KIGALI, RWANDA, October 20, 2014 /24-7PressRelease/ -- Rwanda's President Paul Kagame has challenged fellow Africans to emulate the quick, efficient, and cost-effective Rwandan style of solving community misunderstandings instead of taking them to the formal courts of law.
Since 2004, mediators, or abunzi in the local Kinyarwanda language, have been settling community-level land disputes and other wrangles.
"Community mediators gave Rwandans access to cheap, speedy, unifying and convenient way of solving misunderstandings", said President Kagame.
With misunderstandings solved, he said, "People get time to engage in development activities".
Elected within their community based on integrity and courage, mediators are volunteers, and only receive incentives like healthcare coverage.
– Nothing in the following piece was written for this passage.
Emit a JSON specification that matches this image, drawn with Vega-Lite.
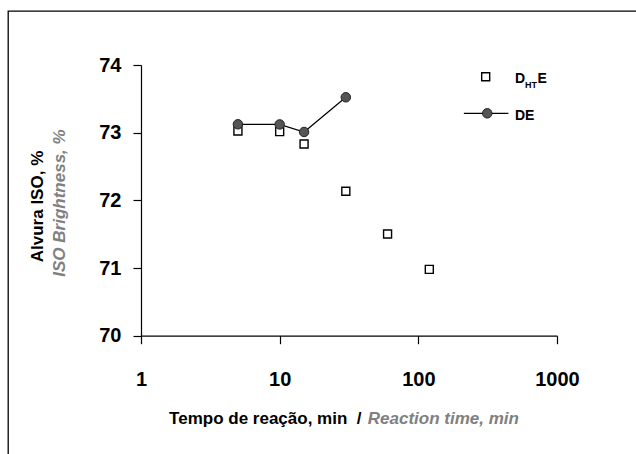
{
  "$schema": "https://vega.github.io/schema/vega-lite/v6.json",
  "width": 628,
  "height": 443,
  "autosize": {"type": "none"},
  "padding": {"left": 8, "top": 11, "right": 0, "bottom": 0},
  "background": "white",
  "config": {
    "view": {"stroke": "black", "strokeWidth": 1.3, "strokeDash": [628, 1071, 443, 10]},
    "font": "Liberation Sans",
    "axis": {
      "grid": false,
      "domainColor": "black",
      "domainWidth": 1.2,
      "tickColor": "black",
      "tickWidth": 1.2,
      "tickSize": 8,
      "labelColor": "black",
      "labelFont": "Liberation Sans",
      "labelFontWeight": "bold",
      "labelFontSize": 20,
      "labelFlush": false,
      "titleFont": "Liberation Sans",
      "titleFontWeight": "bold",
      "titleFontSize": 17,
      "titleColor": "black"
    }
  },
  "datasets": {
    "series": [
      {"s": "DHTE", "t": 5, "v": 73.025},
      {"s": "DHTE", "t": 10, "v": 73.015},
      {"s": "DHTE", "t": 15, "v": 72.833},
      {"s": "DHTE", "t": 30, "v": 72.134},
      {"s": "DHTE", "t": 60, "v": 71.503},
      {"s": "DHTE", "t": 120, "v": 70.98},
      {"s": "DE", "t": 5, "v": 73.124},
      {"s": "DE", "t": 10, "v": 73.122},
      {"s": "DE", "t": 15, "v": 73.01},
      {"s": "DE", "t": 30, "v": 73.523}
    ],
    "legend": [
      {"s": "DHTE", "t": 306, "t1": 306, "t2": 306, "v": 73.827},
      {"s": "DE", "t": 314, "t1": 213, "t2": 446, "v": 73.286}
    ]
  },
  "layer": [
    {
      "data": {"name": "series"},
      "transform": [{"filter": "datum.s === 'DHTE'"}],
      "mark": {"type": "point", "shape": "square", "filled": true, "fill": "white", "stroke": "black", "strokeWidth": 1.4, "size": 64, "opacity": 1},
      "encoding": {
        "x": {"field": "t", "type": "quantitative",
          "scale": {"type": "log", "domain": [1, 1000], "range": [133, 549]},
          "axis": {"orient": "bottom", "offset": -118.3, "values": [1, 10, 100, 1000], "format": "d", "labelPadding": 26,
            "title": "Tempo de reação, min\u00a0\u00a0/", "titleX": 353, "titleY": 87.5, "titleAlign": "right", "titleBaseline": "alphabetic", "titleAnchor": "start"}},
        "y": {"field": "v", "type": "quantitative",
          "scale": {"domain": [70, 74], "range": [324.7, 54], "zero": false, "nice": false},
          "axis": {"orient": "left", "offset": -133, "values": [70, 71, 72, 73, 74], "labelPadding": 12,
            "title": "Alvura ISO, %", "titleX": -98.8, "titleY": 195, "titleAngle": 270, "titleAlign": "center", "titleBaseline": "alphabetic"}}
      }
    },
    {
      "data": {"name": "series"},
      "transform": [{"filter": "datum.s === 'DE'"}],
      "mark": {"type": "line", "color": "black", "strokeWidth": 1.2},
      "encoding": {
        "x": {"field": "t", "type": "quantitative",
          "scale": {"type": "log", "domain": [1, 1000], "range": [133, 549]},
          "axis": {"orient": "bottom", "offset": -118.3, "domain": false, "ticks": false, "labels": false,
            "title": "Reaction time, min", "titleX": 359.3, "titleY": 87.5, "titleAlign": "left", "titleBaseline": "alphabetic",
            "titleColor": "#808080", "titleFontStyle": "italic", "titleAnchor": "start"}},
        "y": {"field": "v", "type": "quantitative",
          "scale": {"domain": [70, 74], "range": [324.7, 54], "zero": false, "nice": false},
          "axis": {"orient": "left", "offset": -133, "domain": false, "ticks": false, "labels": false,
            "title": "ISO Brightness, %", "titleX": -76.5, "titleY": 191.5, "titleAngle": 270, "titleAlign": "center", "titleBaseline": "alphabetic",
            "titleColor": "#808080", "titleFontStyle": "italic"}}
      }
    },
    {
      "data": {"name": "series"},
      "transform": [{"filter": "datum.s === 'DE'"}],
      "mark": {"type": "point", "shape": "circle", "filled": true, "fill": "#555555", "stroke": "#222222", "strokeWidth": 1, "size": 90, "opacity": 1},
      "encoding": {
        "x": {"field": "t", "type": "quantitative", "scale": {"type": "log", "domain": [1, 1000], "range": [133, 549]}, "axis": null},
        "y": {"field": "v", "type": "quantitative", "scale": {"domain": [70, 74], "range": [324.7, 54], "zero": false, "nice": false}, "axis": null}
      }
    },
    {
      "data": {"name": "legend"},
      "transform": [{"filter": "datum.s === 'DE'"}],
      "mark": {"type": "rule", "color": "black", "strokeWidth": 1.2},
      "encoding": {
        "x": {"field": "t1", "type": "quantitative", "scale": {"type": "log", "domain": [1, 1000], "range": [133, 549]}, "axis": null},
        "x2": {"field": "t2"},
        "y": {"field": "v", "type": "quantitative", "scale": {"domain": [70, 74], "range": [324.7, 54], "zero": false, "nice": false}, "axis": null}
      }
    },
    {
      "data": {"name": "legend"},
      "transform": [{"filter": "datum.s === 'DHTE'"}],
      "mark": {"type": "point", "shape": "square", "filled": true, "fill": "white", "stroke": "black", "strokeWidth": 1.4, "size": 64, "opacity": 1},
      "encoding": {
        "x": {"field": "t", "type": "quantitative", "scale": {"type": "log", "domain": [1, 1000], "range": [133, 549]}, "axis": null},
        "y": {"field": "v", "type": "quantitative", "scale": {"domain": [70, 74], "range": [324.7, 54], "zero": false, "nice": false}, "axis": null}
      }
    },
    {
      "data": {"name": "legend"},
      "transform": [{"filter": "datum.s === 'DE'"}],
      "mark": {"type": "point", "shape": "circle", "filled": true, "fill": "#555555", "stroke": "#222222", "strokeWidth": 1, "size": 90, "opacity": 1},
      "encoding": {
        "x": {"field": "t", "type": "quantitative", "scale": {"type": "log", "domain": [1, 1000], "range": [133, 549]}, "axis": null},
        "y": {"field": "v", "type": "quantitative", "scale": {"domain": [70, 74], "range": [324.7, 54], "zero": false, "nice": false}, "axis": null}
      }
    },
    {
      "data": {"name": "legend"},
      "transform": [{"filter": "datum.s === 'DHTE'"}],
      "mark": {"type": "text", "align": "left", "baseline": "alphabetic", "dx": 29.3, "dy": 6.6, "font": "Liberation Sans", "fontWeight": "bold", "fontSize": 14, "color": "black"},
      "encoding": {
        "x": {"field": "t", "type": "quantitative", "scale": {"type": "log", "domain": [1, 1000], "range": [133, 549]}, "axis": null},
        "y": {"field": "v", "type": "quantitative", "scale": {"domain": [70, 74], "range": [324.7, 54], "zero": false, "nice": false}, "axis": null},
        "text": {"value": "D"}
      }
    },
    {
      "data": {"name": "legend"},
      "transform": [{"filter": "datum.s === 'DHTE'"}],
      "mark": {"type": "text", "align": "left", "baseline": "alphabetic", "dx": 39.4, "dy": 11.6, "font": "Liberation Sans", "fontWeight": "bold", "fontSize": 9, "color": "black"},
      "encoding": {
        "x": {"field": "t", "type": "quantitative", "scale": {"type": "log", "domain": [1, 1000], "range": [133, 549]}, "axis": null},
        "y": {"field": "v", "type": "quantitative", "scale": {"domain": [70, 74], "range": [324.7, 54], "zero": false, "nice": false}, "axis": null},
        "text": {"value": "HT"}
      }
    },
    {
      "data": {"name": "legend"},
      "transform": [{"filter": "datum.s === 'DHTE'"}],
      "mark": {"type": "text", "align": "left", "baseline": "alphabetic", "dx": 51.8, "dy": 6.6, "font": "Liberation Sans", "fontWeight": "bold", "fontSize": 14, "color": "black"},
      "encoding": {
        "x": {"field": "t", "type": "quantitative", "scale": {"type": "log", "domain": [1, 1000], "range": [133, 549]}, "axis": null},
        "y": {"field": "v", "type": "quantitative", "scale": {"domain": [70, 74], "range": [324.7, 54], "zero": false, "nice": false}, "axis": null},
        "text": {"value": "E"}
      }
    },
    {
      "data": {"name": "legend"},
      "transform": [{"filter": "datum.s === 'DE'"}],
      "mark": {"type": "text", "align": "left", "baseline": "alphabetic", "dx": 27.7, "dy": 6.7, "font": "Liberation Sans", "fontWeight": "bold", "fontSize": 14, "color": "black"},
      "encoding": {
        "x": {"field": "t", "type": "quantitative", "scale": {"type": "log", "domain": [1, 1000], "range": [133, 549]}, "axis": null},
        "y": {"field": "v", "type": "quantitative", "scale": {"domain": [70, 74], "range": [324.7, 54], "zero": false, "nice": false}, "axis": null},
        "text": {"value": "DE"}
      }
    }
  ],
  "resolve": {"axis": {"x": "independent", "y": "independent"}}
}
The country has 30,786 mediators, 13,854 (45%) of whom, are women.
In 2013 alone, of over 57,000 cases registered, mediators sorted majority of them, with just 8,431 cases heading to the conventional courts of law.
Rwanda's Justice Minister, Johnston Busingye, said mediators' efficiency lies within their proximity to the community.
"Misunderstandings are well-known by people within the community. That is why mediators solve them well and quickly", said Busingye, in a ceremony to mark ten years since the creation of the mediation organ.
Mediators are part of what the country calls "home-grown solutions", a way of adapting cultural practices to help solve problems before turning to the outside world.
In similar fashion, from 2002 to 2012, nearly two million Genocide cases were settled through Gacaca, one of the world's biggest justice systems.
Derived from a traditional, community conflict resolution model, hearings were held in the grass, or Gacaca. Without Gacaca, some legal experts say it would have taken Rwanda nearly three hundred years to complete the cases.
President Kagame admitted "Gacaca had its imperfections", but it should teach the continent a lesson, nonetheless.
"Gacaca served as an indicator that Africans are capable of finding solutions to their various problems", he said.
Lamin Manneh, UN Resident Coordinator in Rwanda, agrees Rwanda is "a learning environment".
"We will continue to support Rwanda's transformational agenda", he said.
Over the last ten years, mediators have resolved nearly 80% of the cases at a "satisfactory rate", fostering "reconciliation and forgiveness" among Rwanda's eleven million people.